Ariel Bulshtein

Ariel Bulshtein is a journalist, translator, lecturer and lawyer.

The Left is right about unity

The more steam this election builds up, the greater the chances that it will be decided by the votes that are lost on parties that fail to pass the minimum electoral threshold. In the last Knesset election, 190,000 individual votes (approximately 4.5% of all valid ballots) were effectively wasted on such parties, on both the Right and the Left. But unlike 2015, this time it is possible that votes could be lost on a single side of the political map and that could have a dramatic effect on the final number of seats and the balance of power between the major blocs in the next Knesset.
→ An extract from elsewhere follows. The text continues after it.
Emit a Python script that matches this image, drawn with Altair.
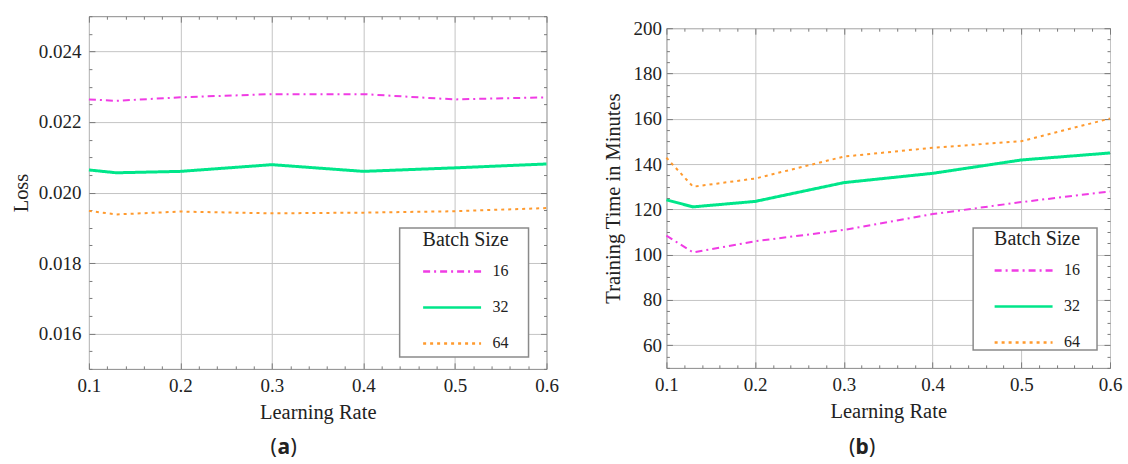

As the smaller camp, the Left was the first to recognize the danger. It's no secret that most of the people in Israel lean Right (and among Jews, around two-thirds are on the Right and one-third on the Left). The Left needs all the votes in its camp to win and it can only hope that the Right will waste as many as possible. At least the first part of that formula seems to be succeeding: All sectors of the Israeli Left now understand that fringe parties could cause an electoral crash.

This trend began four years ago when the Arab parties united. Despite the battle for prestige between Ayman Odeh of Hadash and Ahmad Tibi of Ta'al, and the possibility that they might want to run separately, it isn't very likely that one of the two largest Arab parties will fall short of the minimum threshold. Nevertheless, anonymous sources have recently launched a campaign urging the Arab parties to stay together in a clear attempt to increase their combined power. The Palestinian Authority has its finger in the pie as well, and emissaries of PA President Mahmoud Abbas are openly working to keep the Arab parties united. Abbas wants to increase the number of Arab MKs, thereby increasing the opposition bloc to Prime Minister Benjamin Netanyahu.

A regime of electoral discipline for the sake of achieving a common goal also prevails among the Jewish Left. The mergers that have already taken place there, as well as the ones that are expected, hint at a single purpose – to keep votes from being lost on parties that do not make it past the minimum threshold. Benny Gantz's party, Israel Resilience, isn't balking at any merger or combination so long as it can bring all the votes from the Left into the shared basket rather than the trash can. This attitude is so dominant on the Left that even Tzipi Livni, a politician who always put herself before any other considerations, was forced to drop out of the race to keep the Left from losing another two or three seats.

In sharp contrast, parts of the Israeli Right continue to wage battles for small numbers of votes, thereby putting a victory by the right-wing camp in danger. Small right-wing parties with no chance of making it into the Knesset running in the election is political stupidity and a betrayal of the will of the voters. Those who might vote for the far-right Otzma Yehudit or Eli Yishai's Yachad party might want to see representatives of their parties in the Knesset but they certainly have no desire to watch the Right as a whole fall and see the Left's crazy ideas restored to the seat of power and decision-making.

Now is the time to put ego and ideological purity aside. The only consideration that should guide right-wing party heads in assembling their Knesset lists is the obligation to maximize the nationalist camp's power in the next Knesset.